Кстати, с дуэтом, сыгравшим супругов (а то были реальные тогда супруги в жизни Иржина Богдалова и Радослав Брзобогаты) в фильме «Ухо», я встретился, когда позвал их работать в моей картине «Морщины от любви». Оба мощные актеры, сильные люди. И это было невероятно трудно – уговорить обоих, так как после развода они 30 лет даже не разговаривали друг с другом. Но вот в 2012-м состоялся их совместный камбэк, а через пять месяцев Радослава Брзобогаты не стало… Возможно, это самое мое большое кинематографическое достижение – то, что удалось их примирить перед уходом Брзобогаты.
– У Ивана Трояна, играющего главную роль в фильме «Зубы мудрости», очень нервическое лицо, это типаж, который равно убедителен и в драме, и в комедии. Для вас его Рихард – это маленький человек в непростых обстоятельствах или герой поневоле?
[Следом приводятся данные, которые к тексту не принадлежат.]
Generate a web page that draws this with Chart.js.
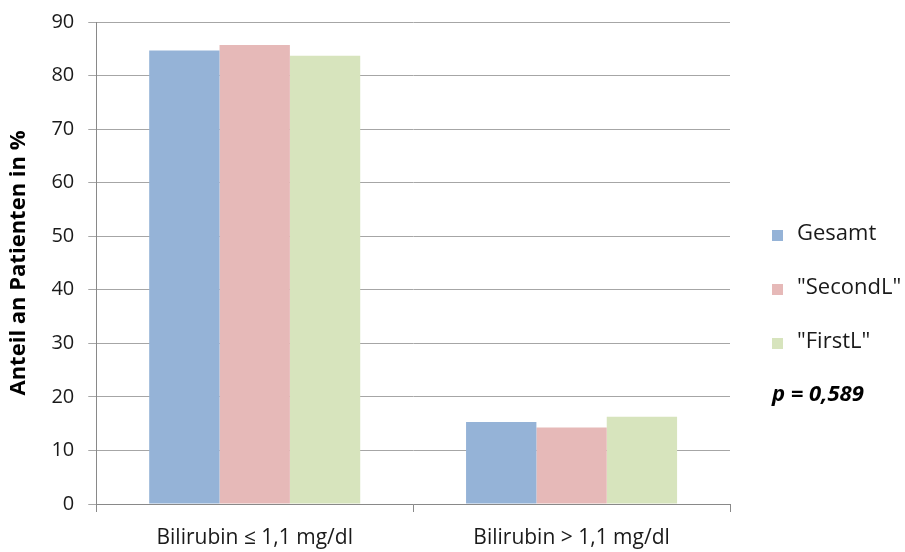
<!DOCTYPE html>
<html>
<head>
<meta charset="utf-8">
<script src="https://cdn.jsdelivr.net/npm/chart.js@4/dist/chart.umd.min.js"></script>
<style>
  html, body { margin: 0; padding: 0; background: #fff; }
  #wrap { width: 905px; height: 552px; position: relative; }
</style>
</head>
<body>
<div id="wrap"><canvas id="c" width="905" height="552"></canvas></div>
<script>
const categories = ['Bilirubin \u2264 1,1 mg/dl', 'Bilirubin > 1,1 mg/dl'];
const gesamt = [84.7, 15.3];
const secondL = [85.7, 14.3];
const firstL = [83.7, 16.3];
const seriesNames = ['Gesamt', '"SecondL"', '"FirstL"'];
const seriesColors = ['#95b3d7', '#e6b9b8', '#d7e4bd'];
const pValueText = 'p = 0,589';
const yTitle = 'Anteil an Patienten in %';

const FONT = '"Open Sans", sans-serif';

// Legend and p-value drawn beside the plot area
const sideLegend = {
  id: 'sideLegend',
  afterDraw(chart) {
    const ctx = chart.ctx;
    const x = chart.chartArea.right + 42;
    const rows = [235, 289, 343];
    ctx.save();
    ctx.font = '22px ' + FONT;
    ctx.textBaseline = 'middle';
    ctx.textAlign = 'left';
    chart.data.datasets.forEach((ds, i) => {
      ctx.fillStyle = ds.backgroundColor;
      ctx.fillRect(x, rows[i] - 5, 11, 11);
      ctx.fillStyle = '#1a1a1a';
      ctx.fillText(ds.label, x + 25, rows[i] - 1);
    });
    ctx.font = 'italic bold 22px ' + FONT;
    ctx.fillStyle = '#000';
    ctx.fillText(pValueText, x, 395);
    ctx.restore();
  }
};

new Chart(document.getElementById('c'), {
  type: 'bar',
  data: {
    labels: categories,
    datasets: [
      { label: seriesNames[0], data: gesamt, backgroundColor: seriesColors[0] },
      { label: seriesNames[1], data: secondL, backgroundColor: seriesColors[1] },
      { label: seriesNames[2], data: firstL, backgroundColor: seriesColors[2] }
    ]
  },
  options: {
    responsive: false,
    animation: false,
    devicePixelRatio: 1,
    layout: { padding: { left: 6, right: 175, top: 22, bottom: 3 } },
    datasets: { bar: { categoryPercentage: 0.666, barPercentage: 1.0 } },
    plugins: { legend: { display: false }, tooltip: { enabled: false } },
    scales: {
      x: {
        offset: true,
        // fixed band below the plot for tick marks and category labels
        afterFit(scale) { scale.height = 45; },
        grid: {
          offset: true,
          drawOnChartArea: false,
          drawTicks: true,
          tickLength: 8,
          color: '#898989'
        },
        border: { color: '#898989', width: 1 },
        ticks: { color: '#1a1a1a', font: { family: FONT, size: 21 }, padding: 13 }
      },
      y: {
        min: 0,
        max: 90,
        // let the layout padding alone place the plot's top and bottom edges
        afterFit(scale) { scale.paddingTop = 0; scale.paddingBottom = 0; },
        ticks: { stepSize: 10, color: '#1a1a1a', font: { family: FONT, size: 20 }, padding: 14 },
        grid: { color: '#a6a6a6', tickLength: 8, drawTicks: true },
        border: { color: '#898989', width: 1 },
        title: {
          display: true,
          text: yTitle,
          color: '#000',
          font: { family: FONT, size: 22, weight: 'bold' },
          padding: { top: 0, bottom: 5 }
        }
      }
    }
  },
  plugins: [sideLegend]
});
</script>
</body>
</html>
– Это обычный человек. Так, как он, жили 99% людей при коммунистах. Все знали, что коммунизм – это глупость, но никто, кроме нескольких диссидентов, не нашел в себе смелости выступить против. Это вопрос храбрости. Если бы 100 тысяч человек выступили сообща, как бы это для них закончилось? Как в Венгрии в 1956 году? Как в Чехословакии в 1968-м? Опыт борьбы с режимом, конечно, порождал страх. Но я не могу упрекать людей за то, что они не нашли в себе отвагу. Наш фильм никого не судит. Иван Троян играет типично то, что представляли из себя мои родители. Дома мы слушали «Голос Америки», во всей семье никто не состоял в компартии, но хотели как-то жить по-человечески, дать детям нормальное образование.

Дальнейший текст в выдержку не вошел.